Summer means power outages. That can mean a data center outage; but it shouldn’t. All businesses should have appropriate disaster recovery plans to keep them functioning through power outages and other incidents that take down systems.
A disaster recovery plan includes the steps needed to bring information systems back online, but it isn’t just a copy of the daily runbook. The plan needs to document:
- Inventory of systems affected. Both hardware and software resources should be identified.
- Risk assessment and prioritization. Some systems can have downtime without major impact on the business; others serve critical business functions and need minimal downtime. Analysis should rate each system’s level of risk and its importance to the business.
- Recovery objectives. “As soon as possible” is not specific enough guidance for the IT team. In order to appropriately design a recovery procedure, the business should define a recovery time objective (RTO) and recovery point objective (RPO) for each application. These numbers tell the IT team how long an application can be down and how much data the business can afford to lose. With those numbers in mind, the technology team can implement high availability and backup solutions appropriate to the business needs. Without those numbers, IT has no choice but to overspend and provide high availability to all applications or underspend and fail to provide applications the support they need.
- Recovery procedures. Because teams shouldn’t need to scramble to figure out what to do in the middle of a crisis, the plan should include specific details of the recovery process. It’s particularly vital to include dependencies to ensure systems are brought up in the appropriate sequence. Also critical is documenting the process to check out the restored servers and verify that they’re up and operational with the correct data.
- Recovery personnel. Include a list of key contacts and their backups. Also document responsibilities, including who has the all-important authority to invoke the recovery plan.
- Fallback process. Recovery may include bringing systems up at another location; eventually, they need to be restored to the normal production servers. In many ways, this process is the same as the recovery process, just to a different set of machines, but any special considerations should be noted.

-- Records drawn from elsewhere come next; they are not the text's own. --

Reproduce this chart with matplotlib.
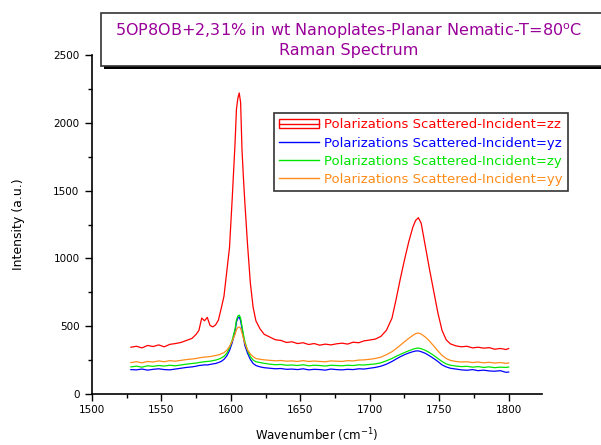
import matplotlib
matplotlib.use("Agg")
import matplotlib.pyplot as plt
from matplotlib.patches import Rectangle, Patch
from matplotlib.lines import Line2D
from matplotlib.ticker import MultipleLocator

## wavenumber grid (cm-1)
wavenumber = [1528, 1532, 1536, 1540, 1544, 1548, 1552, 1556, 1560, 1564, 1568, 1572,
              1575, 1577, 1579, 1581, 1583, 1585, 1587, 1589, 1591, 1593, 1595, 1597, 1599, 1601,
              1603, 1604, 1605, 1606, 1607, 1608, 1609, 1610,
              1612, 1614, 1616, 1618, 1621, 1624,
              1628, 1632, 1636, 1640, 1644, 1648, 1652, 1656, 1660, 1664, 1668, 1672,
              1676, 1680, 1684, 1688, 1692, 1696, 1700, 1704, 1708, 1712, 1716,
              1719, 1722, 1725, 1728, 1731, 1733, 1735, 1737,
              1740, 1743, 1746, 1749, 1752, 1755, 1758,
              1762, 1766, 1770, 1774, 1778, 1782, 1786, 1790, 1794, 1798, 1800]

zz = [345, 352, 340, 358, 350, 362, 348, 366, 372, 380, 395, 410,
      440, 470, 560, 540, 565, 505, 495, 510, 545, 630, 720, 900, 1080, 1450,
      1850, 2100, 2180, 2220, 2150, 1800, 1600, 1420,
      1100, 820, 640, 540, 480, 440,
      420, 400, 395, 380, 385, 372, 378, 365, 372, 360, 368, 362,
      370, 375, 368, 382, 378, 392, 398, 405, 425, 470, 560,
      700, 850, 990, 1120, 1230, 1280, 1300, 1260,
      1090, 920, 760, 600, 470, 400, 370,
      355, 348, 352, 340, 345, 338, 342, 330, 336, 328, 335]

yz = [180, 178, 184, 176, 182, 186, 180, 178, 184, 190, 196, 200,
      205, 210, 212, 215, 214, 218, 222, 225, 232, 240, 255, 280, 320, 380,
      460, 530, 560, 568, 540, 480, 420, 360,
      300, 255, 225, 210, 200, 194,
      190, 186, 188, 182, 184, 180, 186, 178, 182, 180, 176, 184,
      180, 178, 182, 180, 186, 184, 190, 196, 205, 220, 240,
      258, 275, 290, 302, 312, 317, 318, 312,
      300, 282, 262, 240, 215, 200, 190,
      184, 178, 175, 180, 172, 176, 170, 168, 172, 160, 162]

zy = [200, 205, 198, 208, 204, 210, 206, 212, 208, 214, 220, 225,
      228, 232, 235, 238, 240, 242, 246, 250, 256, 265, 278, 300, 340, 400,
      480, 545, 575, 582, 560, 500, 440, 390,
      320, 275, 250, 238, 232, 226,
      220, 216, 218, 212, 214, 210, 216, 208, 212, 210, 206, 212,
      210, 208, 212, 210, 215, 214, 218, 222, 230, 245, 262,
      278, 292, 306, 318, 330, 336, 339, 334,
      322, 305, 285, 262, 240, 222, 212,
      206, 202, 204, 198, 202, 196, 200, 194, 198, 196, 199]

yy = [232, 238, 230, 240, 236, 244, 238, 246, 242, 248, 254, 258,
      262, 266, 270, 272, 274, 276, 280, 284, 288, 296, 305, 322, 350, 390,
      440, 475, 490, 494, 485, 450, 410, 375,
      325, 295, 275, 262, 256, 252,
      248, 245, 247, 242, 244, 240, 246, 240, 243, 240, 238, 244,
      242, 240, 246, 244, 250, 252, 256, 262, 272, 290, 312,
      335, 360, 385, 410, 432, 445, 450, 442,
      420, 390, 355, 318, 285, 262, 248,
      240, 236, 238, 232, 236, 230, 234, 228, 232, 226, 229]

series = [zz, yz, zy, yy]
labels = ["Polarizations Scattered-Incident=zz",
          "Polarizations Scattered-Incident=yz",
          "Polarizations Scattered-Incident=zy",
          "Polarizations Scattered-Incident=yy"]
colors = ["#ff0000", "#0000ff", "#00e600", "#ff8c1a"]

title_lines = ["5OP8OB+2,31% in wt Nanoplates-Planar Nematic-T=80$^{\\rm o}$C",
               "Raman Spectrum"]

plt.rcParams['font.family'] = ['DejaVu Sans']

fig = plt.figure(figsize=(6.01, 4.45), dpi=100)
W, H = 601.0, 445.0
ax = fig.add_axes([92 / W, 1 - 394 / H, 450 / W, 339 / H])

for ys, c in zip(series, colors):
    ax.plot(wavenumber, ys, color=c, lw=0.9)

ax.set_xlim(1500, 1824)
ax.set_ylim(0, 2500)
ax.xaxis.set_major_locator(MultipleLocator(50))
ax.xaxis.set_minor_locator(MultipleLocator(25))
ax.yaxis.set_major_locator(MultipleLocator(500))
ax.yaxis.set_minor_locator(MultipleLocator(250))
ax.tick_params(which='both', direction='out', width=1.0, labelsize=7.5)
ax.tick_params(axis='y', pad=4)
ax.tick_params(axis='x', pad=3)
ax.tick_params(which='major', length=5)
ax.tick_params(which='minor', length=3)
for s in ['top', 'right']:
    ax.spines[s].set_visible(False)
for s in ['left', 'bottom']:
    ax.spines[s].set_linewidth(1.2)

ax.set_ylabel("Intensity (a.u.)", fontsize=9, labelpad=20)
ax.set_xlabel("Wavenumber (cm$^{-1}$)", fontsize=8.5, labelpad=8)

## legend, red entry has the box + line handle
red_handle = (Patch(fc='none', ec=colors[0], lw=1.0), Line2D([], [], color=colors[0], lw=1.0))
handles = [red_handle] + [Line2D([], [], color=c, lw=1.0) for c in colors[1:]]
leg = ax.legend(handles, labels, loc='upper left', bbox_to_anchor=(182 / 450, 1 - 58 / 339),
                fontsize=9.5, frameon=True, fancybox=False, handlelength=3.0,
                handletextpad=0.4, labelspacing=0.4, borderpad=0.4, borderaxespad=0)
leg.get_frame().set_edgecolor('black')
leg.get_frame().set_linewidth(1.2)
for t, c in zip(leg.get_texts(), colors):
    t.set_color(c)

## title box with shadow
fig.patches.append(Rectangle((104 / W, 1 - 69 / H), 510 / W, 53 / H, transform=fig.transFigure,
                             fc='black', ec='black', lw=0))
fig.patches.append(Rectangle((101 / W, 1 - 66 / H), 510 / W, 53 / H, transform=fig.transFigure,
                             fc='white', ec='#333333', lw=1.2))
fig.text(349 / W, 1 - 31 / H, title_lines[0], color='#990099', fontsize=11.5, ha='center', va='center')
fig.text(349 / W, 1 - 51 / H, title_lines[1], color='#990099', fontsize=11.5, ha='center', va='center')

fig.savefig("out.png", dpi=100)
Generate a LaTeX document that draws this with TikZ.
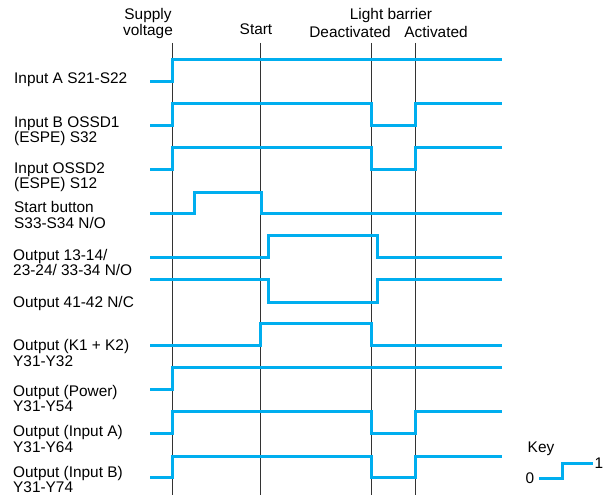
\documentclass[tikz,border=0pt]{standalone}
\usepackage{fontspec}
\setmainfont{Liberation Sans}
\definecolor{sigblue}{RGB}{0,174,239}

\tikzset{
  signal/.style={draw=sigblue, line width=3pt},
  eventline/.style={draw=black!80, line width=0.9pt},
  rowlabel/.style={anchor=west, align=left, inner sep=0pt, font=\fontsize{15.4}{15.2}\selectfont},
  toplabel/.style={align=center, inner sep=0pt, font=\fontsize{15.4}{15.2}\selectfont}
}

\begin{document}
\begin{tikzpicture}[x=1pt, y=-1pt]
			\useasboundingbox (0,0) rectangle (609,495);

			% events along the time axis
			\node[toplabel] (supplytxt) at (148,23.5) {Supply\\voltage};
			\node[toplabel] (starttxt) at (256,29) {Start};
			\node[toplabel] (barriertxt) at (391,16) {Light barrier};
			\node[toplabel] (deacttxt) at (350,32) {Deactivated};
			\node[toplabel] (acttxt) at (436,32) {Activated};

			\foreach \ev/\x in {supply/172, start/260, deact/371, act/415}{
				\coordinate (\ev top) at (\x,43);
				\coordinate (\ev bot) at (\x,495);
				\draw[eventline] (\ev top) -- (\ev bot);
			}

			% row labels
			\node[rowlabel] (inA) at (14,80) {Input A S21-S22};
			\node[rowlabel] (inB) at (14,131.5) {Input B OSSD1\\(ESPE) S32};
			\node[rowlabel] (ossd) at (14,177) {Input OSSD2\\(ESPE) S12};
			\node[rowlabel] (startbtn) at (14,215) {Start button\\S33-S34 N/O};
			\node[rowlabel] (outno) at (13,262.5) {Output 13-14/\\23-24/ 33-34 N/O};
			\node[rowlabel] (outnc) at (13,304) {Output 41-42 N/C};
			\node[rowlabel] (outk) at (13,353) {Output (K1 + K2)\\Y31-Y32};
			\node[rowlabel] (outpow) at (13,398.5) {Output (Power)\\Y31-Y54};
			\node[rowlabel] (outA) at (13,439) {Output (Input A)\\Y31-Y64};
			\node[rowlabel] (outB) at (13,479.5) {Output (Input B)\\Y31-Y74};

			% signal traces
			\draw[signal] (150,81) -- (172,81) -- (172,59) -- (502,59);
			\draw[signal] (150,125) -- (172,125) -- (172,103) -- (371,103) -- (371,125) -- (415,125) -- (415,103) -- (502,103);
			\draw[signal] (150,169) -- (172,169) -- (172,147) -- (371,147) -- (371,169) -- (415,169) -- (415,147) -- (502,147);
			\draw[signal] (150,213) -- (194,213) -- (194,192) -- (261,192) -- (261,213) -- (502,213);
			\draw[signal] (150,257) -- (268,257) -- (268,235) -- (377,235) -- (377,257) -- (502,257);
			\draw[signal] (150,279) -- (268,279) -- (268,302) -- (377,302) -- (377,279) -- (502,279);
			\draw[signal] (150,345) -- (260,345) -- (260,323) -- (371,323) -- (371,345) -- (502,345);
			\draw[signal] (150,389) -- (172,389) -- (172,367) -- (502,367);
			\draw[signal] (150,433) -- (172,433) -- (172,411) -- (371,411) -- (371,433) -- (415,433) -- (415,411) -- (502,411);
			\draw[signal] (150,477) -- (172,477) -- (172,456) -- (371,456) -- (371,477) -- (415,477) -- (415,456) -- (502,456);

			% key
			\node[toplabel] (keytxt) at (541,449) {Key};
			\node[toplabel] (zero) at (530,478) {0};
			\node[toplabel] (one) at (599,463) {1};
			\draw[signal] (zero.east) ++(5,0) coordinate (keylo) -- (562,478) -- (562,463) -- (593,463);
\end{tikzpicture}
\end{document}
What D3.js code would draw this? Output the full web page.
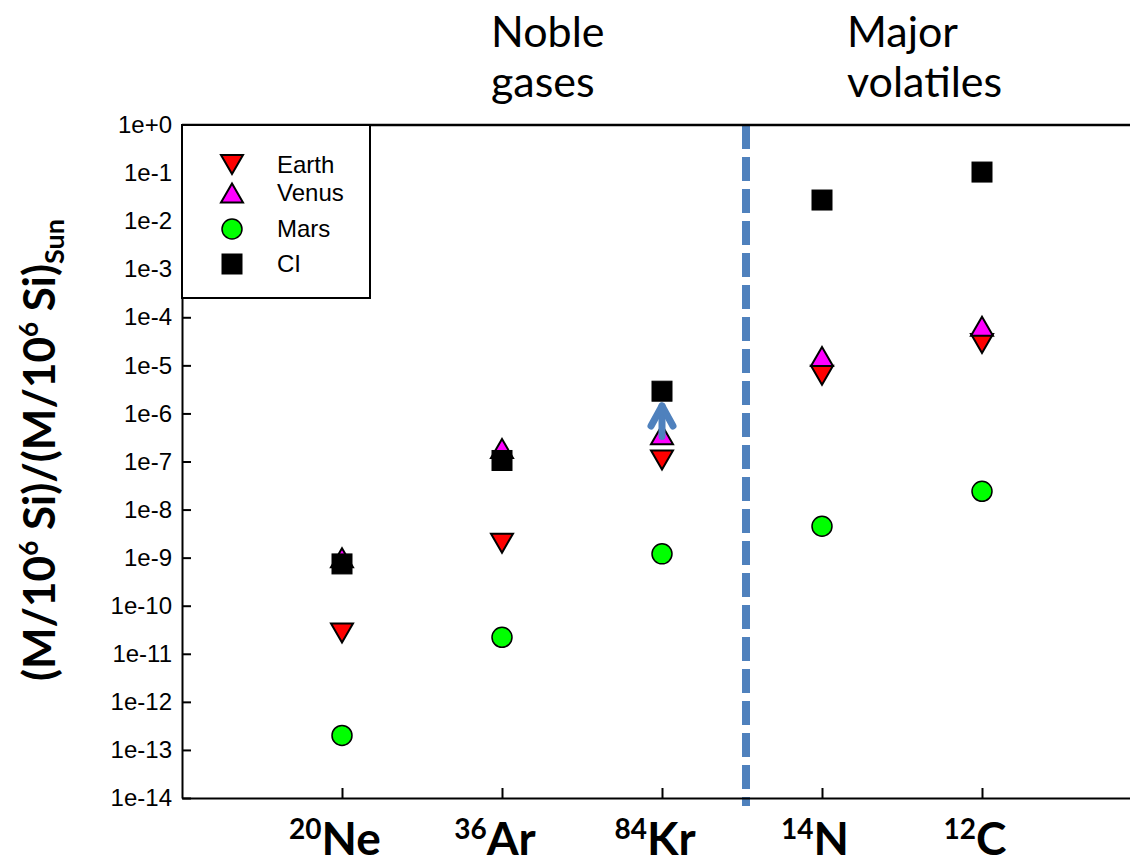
<!DOCTYPE html>
<html>
<head>
<meta charset="utf-8">
<script src="https://cdn.jsdelivr.net/npm/d3@7"></script>
<style>
  html, body { margin: 0; padding: 0; background: #fff; }
  svg { display: block; }
</style>
</head>
<body>
<svg id="chart" width="1130" height="865"></svg>
<script>
// Elements and their isotope mass numbers
const categories = ["Ne", "Ar", "Kr", "N", "C"];
const isotopes = ["20", "36", "84", "14", "12"];

// Abundances normalised to 10^6 Si, relative to the Sun
const earth = [2.7e-11, 2.0e-9, 1.07e-7, 6.2e-6, 2.85e-5];
const venus = [1.0e-9, 1.86e-7, 3.6e-7, 1.53e-5, 6.5e-5];
const mars  = [2.0e-13, 2.2e-11, 1.2e-9, 4.5e-9, 2.4e-8];
const ci    = [7.4e-10, 1.05e-7, 2.9e-6, 2.75e-2, 0.105];

// Kr lower-bound arrow (start, tip)
const krArrow = [3.3e-7, 1.65e-6];

// Decade ticks on the y axis
const yExponents = d3.range(0, -15, -1);
const yTickLabels = yExponents.map(e => e === 0 ? "1e+0" : "1e" + e);

const svg = d3.select("#chart");
const plotLeft = 182, plotRight = 1142, plotTop = 125, plotBottom = 798;

const x = d3.scaleLinear().domain([0, 6]).range([plotLeft, plotRight]);
const y = d3.scaleLog().domain([1e-14, 1]).range([plotBottom, plotTop]);
const catX = i => x(i + 1);
const dividerPos = 3.525;

// Divider between noble gases and major volatiles
svg.append("line")
  .attr("x1", x(dividerPos)).attr("x2", x(dividerPos))
  .attr("y1", plotTop).attr("y2", plotBottom + 8)
  .attr("stroke", "#4f81bd").attr("stroke-width", 8)
  .attr("stroke-dasharray", "24 8");

// Axes
const yAxis = d3.axisLeft(y)
  .tickValues(yExponents.map(e => Math.pow(10, e)))
  .tickFormat((d, i) => yTickLabels[i])
  .tickSizeInner(-9).tickSizeOuter(0).tickPadding(10);
const yG = svg.append("g").attr("transform", `translate(${plotLeft},0)`).call(yAxis);
yG.selectAll("text")
  .attr("font-family", "Liberation Sans, Arial, sans-serif")
  .attr("font-size", 24).attr("fill", "#000");
yG.selectAll("line, path").attr("stroke", "#000").attr("stroke-width", 2);

const xAxis = d3.axisBottom(x)
  .tickValues(categories.map((c, i) => i + 1))
  .tickFormat("").tickSizeInner(-10).tickSizeOuter(0);
const xG = svg.append("g").attr("transform", `translate(0,${plotBottom})`).call(xAxis);
xG.selectAll("line, path").attr("stroke", "#000").attr("stroke-width", 2);

// Top frame line
svg.append("line")
  .attr("x1", plotLeft).attr("x2", plotRight).attr("y1", plotTop).attr("y2", plotTop)
  .attr("stroke", "#000").attr("stroke-width", 2.5);

// Category labels with isotope superscripts
const xl = svg.append("g");
categories.forEach((c, i) => {
  const t = xl.append("text")
    .attr("x", catX(i) - 7).attr("y", 855)
    .attr("text-anchor", "middle")
    .attr("font-family", "Lato, 'Open Sans', sans-serif")
    .attr("font-weight", "bold").attr("fill", "#000");
  t.append("tspan").attr("font-size", 28).attr("dy", -16).text(isotopes[i]);
  t.append("tspan").attr("font-size", 46).attr("dy", 16).text(c);
});

// Group headings
const heading = (lines, x0) => {
  lines.forEach((s, k) => {
    svg.append("text")
      .attr("x", x0).attr("y", 47 + k * 50)
      .attr("font-family", "Lato, 'Open Sans', sans-serif")
      .attr("font-size", 43).attr("fill", "#000").text(s);
  });
};
heading(["Noble", "gases"], 491);
heading(["Major", "volatiles"], 847);

// Y axis title
const yt = svg.append("text")
  .attr("transform", "translate(55,450) rotate(-90)")
  .attr("text-anchor", "middle")
  .attr("font-family", "Lato, 'Open Sans', sans-serif")
  .attr("font-weight", "bold").attr("font-size", 44).attr("fill", "#000");
yt.append("tspan").text("(M/10");
yt.append("tspan").attr("font-size", 26).attr("dy", -17).text("6");
yt.append("tspan").attr("dy", 17).text(" Si)/(M/10");
yt.append("tspan").attr("font-size", 26).attr("dy", -17).text("6");
yt.append("tspan").attr("dy", 17).text(" Si)");
yt.append("tspan").attr("font-size", 27).attr("dy", 9).text("Sun");

// Marker shapes, centred on their bounding box
const triW = 22, triH = 19, sq = 20, rad = 10;
const triUp = `M0,${-triH / 2}L${triW / 2},${triH / 2}L${-triW / 2},${triH / 2}Z`;
const triDown = `M0,${triH / 2}L${triW / 2},${-triH / 2}L${-triW / 2},${-triH / 2}Z`;

const series = [
  { name: "Earth", values: earth, kind: "down", fill: "#ff0000" },
  { name: "Venus", values: venus, kind: "up", fill: "#ff00ff" },
  { name: "Mars", values: mars, kind: "circle", fill: "#00ff00" },
  { name: "CI", values: ci, kind: "square", fill: "#000000" }
];

function drawMarker(g, kind, fill) {
  if (kind === "circle") {
    g.append("circle").attr("r", rad).attr("fill", fill)
      .attr("stroke", "#000").attr("stroke-width", 1.5);
  } else if (kind === "square") {
    g.append("rect").attr("x", -sq / 2).attr("y", -sq / 2)
      .attr("width", sq).attr("height", sq).attr("fill", fill)
      .attr("stroke", "#000").attr("stroke-width", 1);
  } else {
    g.append("path").attr("d", kind === "up" ? triUp : triDown)
      .attr("fill", fill).attr("stroke", "#000").attr("stroke-width", 2)
      .attr("stroke-linejoin", "miter");
  }
}

const marks = svg.append("g");
series.forEach(s => {
  s.values.forEach((v, i) => {
    const g = marks.append("g").attr("transform", `translate(${catX(i)},${y(v)})`);
    drawMarker(g, s.kind, s.fill);
  });
});

// Kr arrow
const kx = catX(2);
const arrowG = svg.append("g")
  .attr("stroke", "#4f81bd").attr("stroke-width", 7)
  .attr("stroke-linecap", "round").attr("stroke-linejoin", "round").attr("fill", "none");
arrowG.append("line")
  .attr("x1", kx).attr("x2", kx)
  .attr("y1", y(krArrow[0])).attr("y2", y(krArrow[1]) + 3);
arrowG.append("path")
  .attr("d", `M${kx - 11},${y(krArrow[1]) + 23}L${kx},${y(krArrow[1]) + 3}L${kx + 11},${y(krArrow[1]) + 23}`);

// Legend
const lg = svg.append("g");
lg.append("rect").attr("x", plotLeft).attr("y", plotTop)
  .attr("width", 188).attr("height", 173)
  .attr("fill", "#fff").attr("stroke", "#000").attr("stroke-width", 2);
const legendRows = [164.5, 193, 229, 264];
series.forEach((s, k) => {
  const g = lg.append("g").attr("transform", `translate(232,${legendRows[k]})`);
  drawMarker(g, s.kind, s.fill);
  lg.append("text")
    .attr("x", 277).attr("y", legendRows[k] + 8)
    .attr("font-family", "Liberation Sans, Arial, sans-serif")
    .attr("font-size", 24).attr("fill", "#000").text(s.name);
});
</script>
</body>
</html>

- Impacts on business processes. It’s possible that some recovery procedures will change the way the business needs to perform certain operations. For instance, you may opt not to have secondary servers for a low-priority process and to switch to a manual process in case of failure.
Once the recovery plan is developed, it needs to be tested to ensure that it works. It’s surprising how easy it is to leave important systems and important steps out of the plan! Only testing can provide the reassurance that the plan will be effective. Tests can be as simple as a tabletop read-through, but full-scale disaster simulations that execute the documented processes are the most robust way to test a disaster recovery plan.
Finally, the plan needs to be kept up to date to reflect changes in IT resources and business processes. It’s a good idea to update the plan as part of your change management process whenever a new system or device is deployed in production. Annual reviews, coordinated with an annual test, are also effective.